YOUR INSTRUCTIONS: Omit every picture and return the rest of the data unaltered.
======
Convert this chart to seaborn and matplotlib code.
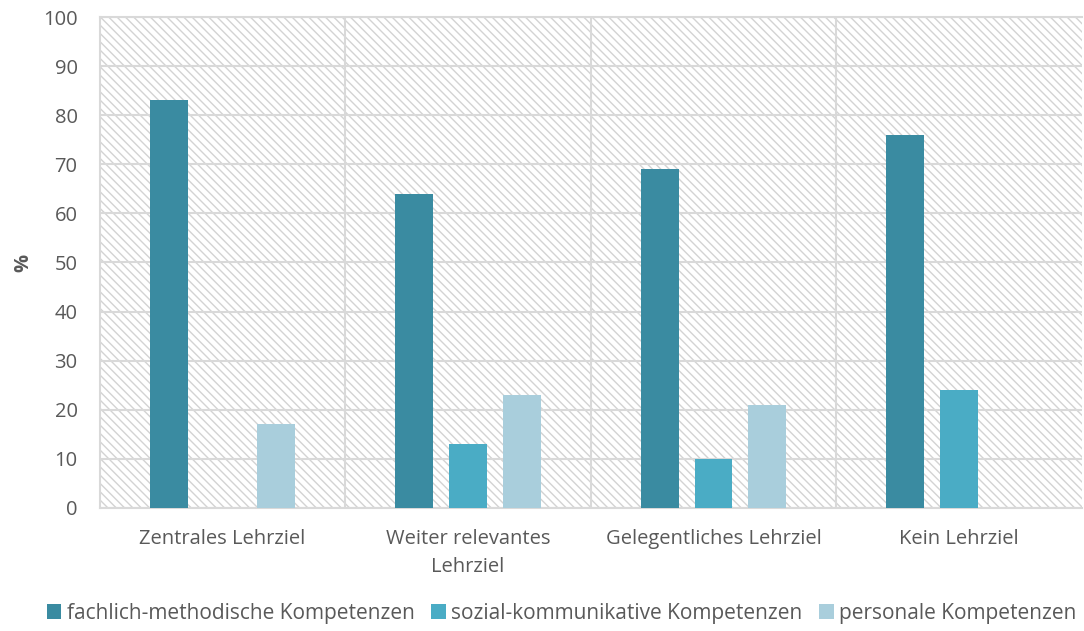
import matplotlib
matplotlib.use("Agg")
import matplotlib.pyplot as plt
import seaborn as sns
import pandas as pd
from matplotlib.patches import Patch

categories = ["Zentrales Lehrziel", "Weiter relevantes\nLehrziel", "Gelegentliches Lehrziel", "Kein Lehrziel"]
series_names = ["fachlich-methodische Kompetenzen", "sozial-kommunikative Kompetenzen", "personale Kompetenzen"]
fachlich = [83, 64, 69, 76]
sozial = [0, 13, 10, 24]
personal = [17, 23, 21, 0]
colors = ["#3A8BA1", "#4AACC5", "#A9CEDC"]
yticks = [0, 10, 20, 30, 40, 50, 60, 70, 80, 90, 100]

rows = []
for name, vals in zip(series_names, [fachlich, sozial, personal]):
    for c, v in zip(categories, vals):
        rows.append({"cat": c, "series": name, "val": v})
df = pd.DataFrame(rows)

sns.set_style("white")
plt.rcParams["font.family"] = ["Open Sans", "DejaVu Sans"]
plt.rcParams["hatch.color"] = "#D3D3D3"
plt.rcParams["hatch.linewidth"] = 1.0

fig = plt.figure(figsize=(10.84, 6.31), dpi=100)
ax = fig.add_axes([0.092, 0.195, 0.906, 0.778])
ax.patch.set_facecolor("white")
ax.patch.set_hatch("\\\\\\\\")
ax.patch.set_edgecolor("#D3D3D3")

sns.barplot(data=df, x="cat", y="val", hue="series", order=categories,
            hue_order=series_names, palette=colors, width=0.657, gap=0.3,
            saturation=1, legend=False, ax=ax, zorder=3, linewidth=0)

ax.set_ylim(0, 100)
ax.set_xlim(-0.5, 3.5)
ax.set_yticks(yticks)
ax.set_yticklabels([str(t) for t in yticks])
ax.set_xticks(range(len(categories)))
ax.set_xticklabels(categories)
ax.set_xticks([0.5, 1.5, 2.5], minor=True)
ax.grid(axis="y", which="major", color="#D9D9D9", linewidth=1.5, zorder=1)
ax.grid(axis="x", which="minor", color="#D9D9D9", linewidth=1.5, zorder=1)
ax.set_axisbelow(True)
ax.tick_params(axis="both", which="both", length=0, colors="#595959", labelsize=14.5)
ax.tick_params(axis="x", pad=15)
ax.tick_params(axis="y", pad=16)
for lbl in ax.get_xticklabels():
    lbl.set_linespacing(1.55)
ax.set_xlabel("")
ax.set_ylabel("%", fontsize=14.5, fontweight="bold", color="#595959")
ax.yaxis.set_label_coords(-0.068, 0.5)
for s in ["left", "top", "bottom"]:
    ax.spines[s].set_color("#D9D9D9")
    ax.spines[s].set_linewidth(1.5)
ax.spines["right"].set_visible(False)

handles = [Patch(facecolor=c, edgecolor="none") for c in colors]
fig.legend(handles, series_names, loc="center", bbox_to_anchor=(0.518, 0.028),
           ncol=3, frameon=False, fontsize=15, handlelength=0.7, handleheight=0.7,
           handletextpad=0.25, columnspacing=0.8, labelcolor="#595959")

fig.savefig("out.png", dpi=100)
======
CORRECT ANSWER:
Convert this chart to seaborn and matplotlib code.
import matplotlib
matplotlib.use("Agg")
import matplotlib.pyplot as plt
import seaborn as sns
import pandas as pd
from matplotlib.patches import Patch

categories = ["Zentrales Lehrziel", "Weiter relevantes\nLehrziel", "Gelegentliches Lehrziel", "Kein Lehrziel"]
series_names = ["fachlich-methodische Kompetenzen", "sozial-kommunikative Kompetenzen", "personale Kompetenzen"]
fachlich = [83, 64, 69, 76]
sozial = [0, 13, 10, 24]
personal = [17, 23, 21, 0]
colors = ["#3A8BA1", "#4AACC5", "#A9CEDC"]
yticks = [0, 10, 20, 30, 40, 50, 60, 70, 80, 90, 100]

rows = []
for name, vals in zip(series_names, [fachlich, sozial, personal]):
    for c, v in zip(categories, vals):
        rows.append({"cat": c, "series": name, "val": v})
df = pd.DataFrame(rows)

sns.set_style("white")
plt.rcParams["font.family"] = ["Open Sans", "DejaVu Sans"]
plt.rcParams["hatch.color"] = "#D3D3D3"
plt.rcParams["hatch.linewidth"] = 1.0

fig = plt.figure(figsize=(10.84, 6.31), dpi=100)
ax = fig.add_axes([0.092, 0.195, 0.906, 0.778])
ax.patch.set_facecolor("white")
ax.patch.set_hatch("\\\\\\\\")
ax.patch.set_edgecolor("#D3D3D3")

sns.barplot(data=df, x="cat", y="val", hue="series", order=categories,
            hue_order=series_names, palette=colors, width=0.657, gap=0.3,
            saturation=1, legend=False, ax=ax, zorder=3, linewidth=0)

ax.set_ylim(0, 100)
ax.set_xlim(-0.5, 3.5)
ax.set_yticks(yticks)
ax.set_yticklabels([str(t) for t in yticks])
ax.set_xticks(range(len(categories)))
ax.set_xticklabels(categories)
ax.set_xticks([0.5, 1.5, 2.5], minor=True)
ax.grid(axis="y", which="major", color="#D9D9D9", linewidth=1.5, zorder=1)
ax.grid(axis="x", which="minor", color="#D9D9D9", linewidth=1.5, zorder=1)
ax.set_axisbelow(True)
ax.tick_params(axis="both", which="both", length=0, colors="#595959", labelsize=14.5)
ax.tick_params(axis="x", pad=15)
ax.tick_params(axis="y", pad=16)
for lbl in ax.get_xticklabels():
    lbl.set_linespacing(1.55)
ax.set_xlabel("")
ax.set_ylabel("%", fontsize=14.5, fontweight="bold", color="#595959")
ax.yaxis.set_label_coords(-0.068, 0.5)
for s in ["left", "top", "bottom"]:
    ax.spines[s].set_color("#D9D9D9")
    ax.spines[s].set_linewidth(1.5)
ax.spines["right"].set_visible(False)

handles = [Patch(facecolor=c, edgecolor="none") for c in colors]
fig.legend(handles, series_names, loc="center", bbox_to_anchor=(0.518, 0.028),
           ncol=3, frameon=False, fontsize=15, handlelength=0.7, handleheight=0.7,
           handletextpad=0.25, columnspacing=0.8, labelcolor="#595959")

fig.savefig("out.png", dpi=100)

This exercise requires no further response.